The electroplating bath according to the invention is advantageously employed in the processes according to the invention at temperatures between 30 and 70° C. For decorative applications, temperatures of, in particular, 30 to 50° C. and particularly about 43° C. are used. In technical applications, the temperature is usually 40 to 65° C. and in particular 50 to 60° C.
The current densities employed in the application of chromium layers are usually 7.0 to 65 A/dm2. For decorative applications, current densities of, in particular, 7.5 to 17.5 A/dm2, for technical applications 30 to 65 A/dm2, in particular, are employed.
Even without further comments, it is assumed that a person skilled in the art will be able to utilise the above description in the broadest scope. The preferred embodiments and examples should therefore merely be regarded as descriptive disclosure which is absolutely not limiting in any way.
(C4F9)2P(O)OH is dissolved in various concentrations in distilled water. The surface tension of the resultant solutions is measured using the ring method. To this end, in each case about 80 ml of the solution to be measured are transferred into the measurement dish and placed in the surface-tension measurement instrument (model K12, manufacturer Kruss, Hamburg). The actual measurement is begun after approximately 15 minutes in order to achieve temperature equalisation to 20° C. (±0.2° C.). After manual raising of the sample vessel to beneath the ring, the automatic measurement run is started. The instrument determines the static surface tension taking into account the geometrical data of the ring and the sample dish, with the force being measured that is necessary to move the ring out of the solution without the liquid lamella tearing off. The measurement system is set so that a standard deviation of ±0.05 mN/m is accepted for the end value (mean of 10 individual measurements). The measurement protocol which is printed out after this target value has been reached contains all relevant measurement data.
The results are reproduced in Table 1 and show that the addition of phosphinic acid results in a significant reduction in the surface tension of the solution.
TABLE 1
Measurement of the surface tension
Concentration
Surface tension
Solution
[g/l]
[mN/m]
Water
0
72
Water/PFOS
1
32
Water/(C4F9)2P(O)OH
0.5866
49.36
Water/(C4F9)2P(O)OH
1.1732
44.80
Water/(C4F9)2P(O)OH
1.7598
44.51
600 mg of (C4F9)2P(O)OH are mixed with 10 ml of a solution containing Cr(VI) ions (300 g/l of CrO3 and 3 g/l of H2SO4). The mixture is heated at 65° C. for 48 hours. The phosphinic acid is determined in chemically unmodified form after heating by means of 19F- and 31P-NMR analysis. (C4F9)2P(O)OH is thus stable to hot chromic acid.

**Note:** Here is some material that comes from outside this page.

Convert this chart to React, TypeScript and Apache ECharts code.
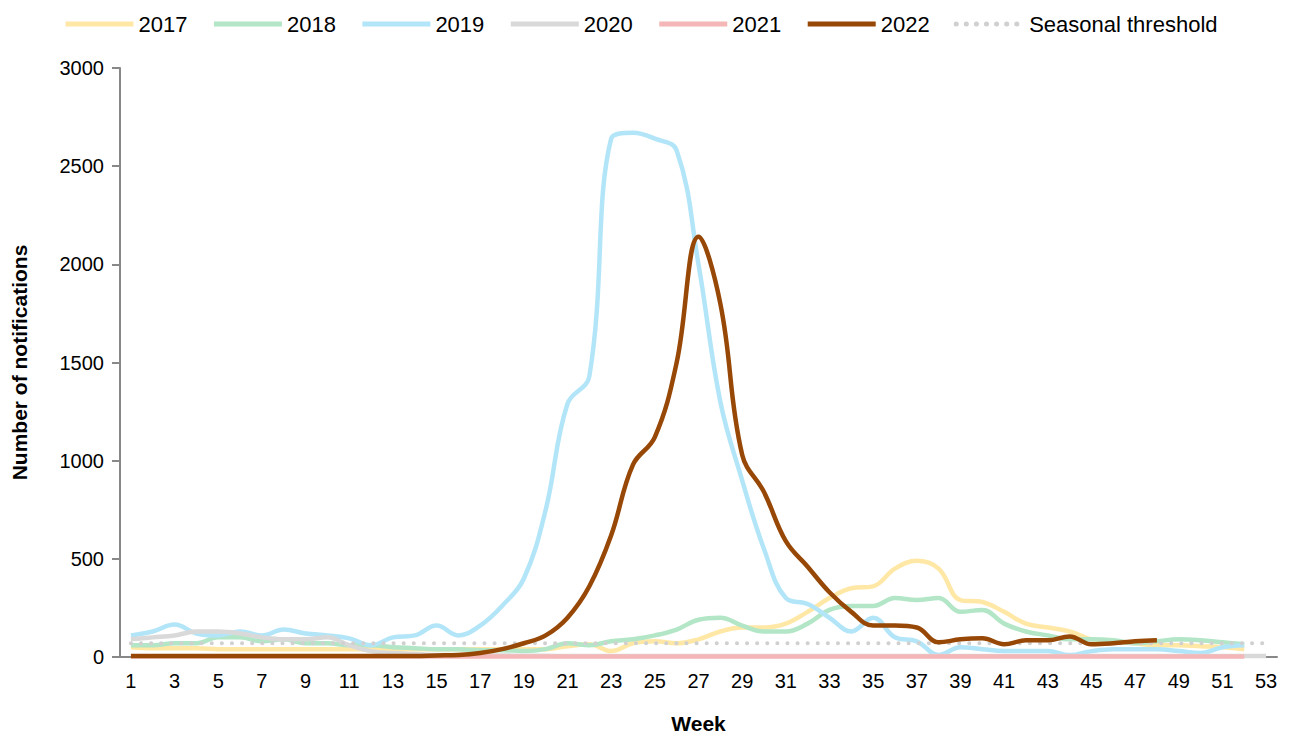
import React, { useEffect, useRef } from "react";
import * as echarts from "echarts";

const weeks = Array.from({ length: 53 }, (_, i) => String(i + 1));
const y2017 = [50,45,45,45,40,40,40,40,40,40,40,40,40,40,40,40,40,40,40,40,55,65,30,70,80,70,90,130,150,150,170,230,300,350,360,450,490,450,290,280,230,170,150,130,90,80,70,60,60,55,50,40];
const y2018 = [60,60,70,70,100,100,80,90,70,70,60,60,50,45,40,40,35,35,30,40,70,60,80,90,110,140,190,200,160,130,130,170,240,260,260,300,290,300,230,240,170,130,110,90,90,85,70,80,90,85,75,65];
const y2019 = [110,130,165,120,110,130,110,140,120,110,95,60,100,110,160,110,160,260,400,750,1290,1430,2640,2670,2640,2580,2000,1300,900,550,300,270,200,130,200,100,80,10,50,40,30,30,30,10,30,40,40,40,30,20,50,60];
const y2020 = [90,100,110,130,130,120,100,90,90,100,60,30,20,15,10,10,8,8,6,6,5,5,5,5,5,5,5,5,5,5,5,5,5,5,5,5,5,5,5,5,5,5,5,5,5,5,5,5,5,5,5,5,5];
const y2021 = [2,2,2,2,2,2,2,2,2,2,2,2,2,2,2,2,2,2,2,2,2,2,2,2,2,2,2,2,2,2,2,2,2,2,2,2,2,2,2,2,2,2,2,2,2,2,2,2,2,2,2,2];
const y2022 = [5,5,5,5,5,5,5,5,5,5,5,5,5,5,8,10,20,40,70,110,200,360,620,980,1120,1500,2140,1800,1030,840,590,460,330,230,160,160,150,75,90,95,65,85,85,105,65,70,80,85];
const threshold = weeks.map(() => 70);

export default function App() {
  const ref = useRef<HTMLDivElement>(null);
  useEffect(() => {
    const chart = echarts.init(ref.current!, undefined, { renderer: "svg" });
    const mk = (name: string, data: number[], color: string, width = 4.5) => ({
      name, type: "line", data, smooth: 0.4, showSymbol: false, symbol: "none",
      lineStyle: { color, width }, itemStyle: { color },
    });
    chart.setOption({
      animation: false,
      textStyle: { fontFamily: "Liberation Sans, Arial, sans-serif" },
      legend: {
        top: 0, left: 50, itemWidth: 68, itemHeight: 12, itemGap: 24,
        itemStyle: { opacity: 0 },
        lineStyle: { width: 5 },
        textStyle: { fontSize: 22, color: "#000" },
        data: ["2017", "2018", "2019", "2020", "2021", "2022", "Seasonal threshold"],
      },
      grid: { left: 112, right: 10, top: 60, bottom: 79, outerBoundsMode: "none", containLabel: false },
      xAxis: {
        type: "category", data: weeks, boundaryGap: true,
        name: "Week", nameLocation: "middle", nameGap: 56,
        nameTextStyle: { fontSize: 21, fontWeight: "bold", color: "#000" },
        axisLine: { lineStyle: { color: "#888", width: 2 } },
        axisTick: { interval: 0, length: 8, lineStyle: { color: "#888", width: 2 } },
        axisLabel: { interval: 1, fontSize: 20, color: "#000", margin: 14 },
      },
      yAxis: {
        type: "value", min: 0, max: 3000, interval: 500,
        name: "Number of notifications", nameLocation: "middle", nameGap: 90,
        nameTextStyle: { fontSize: 21, fontWeight: "bold", color: "#000" },
        axisLine: { show: true, lineStyle: { color: "#888", width: 2 } },
        axisTick: { show: true, length: 8, lineStyle: { color: "#888", width: 2 } },
        splitLine: { show: false },
        axisLabel: { fontSize: 20, color: "#000", margin: 16, formatter: (v: number) => String(v) },
      },
      series: [
        mk("2017", y2017, "#ffe7a6"),
        mk("2018", y2018, "#b2e6c6"),
        mk("2019", y2019, "#b3e5f8"),
        mk("2020", y2020, "#d9d9d9"),
        mk("2021", y2021, "#f4b6b6"),
        { ...mk("2022", y2022, "#974706", 4.5), z: 5 },
        { name: "Seasonal threshold", type: "line", data: threshold, showSymbol: false, symbol: "none",
          lineStyle: { color: "#d0d0d0", width: 4, type: [0.1, 10], cap: "round" }, itemStyle: { color: "#d0d0d0" } },
      ],
    });
    return () => chart.dispose();
  }, []);
  return <div ref={ref} style={{ width: 1279, height: 728 }} />;
}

A cyclic voltammogram (CV) of 1-ethyl-3-methylimidazolium bis(pentafluoroethyl)phosphinate is measured in acetonitrile at a concentration of 0.5 M and at room temperature. A glassy carbon electrode (gc) is used as working electrode, a Pt electrode as counterelectrode and an Ag/AgNO3 (CH3CN) electrode as reference electrode. The potential values are standardised to E° of ferrocene.
An oxidation potential E(ox) of 3.6 V and a reduction potential E(red) of −2.6 V are determined. The measurements confirm that compounds containing the (C2F5)2P(O)O anions are stable to electrochemical oxidation and are suitable for use in electroplating baths for chrome-plating.
4.5 ml of 20% NaOH are added to 450 mg of (C4F9)2P(O)OH. A precipitate of (C4F9)2P(O)ONa forms. The precipitate dissolves completely within three days with formation of (C4F9)P(O)(ONa)2 and C4F9H.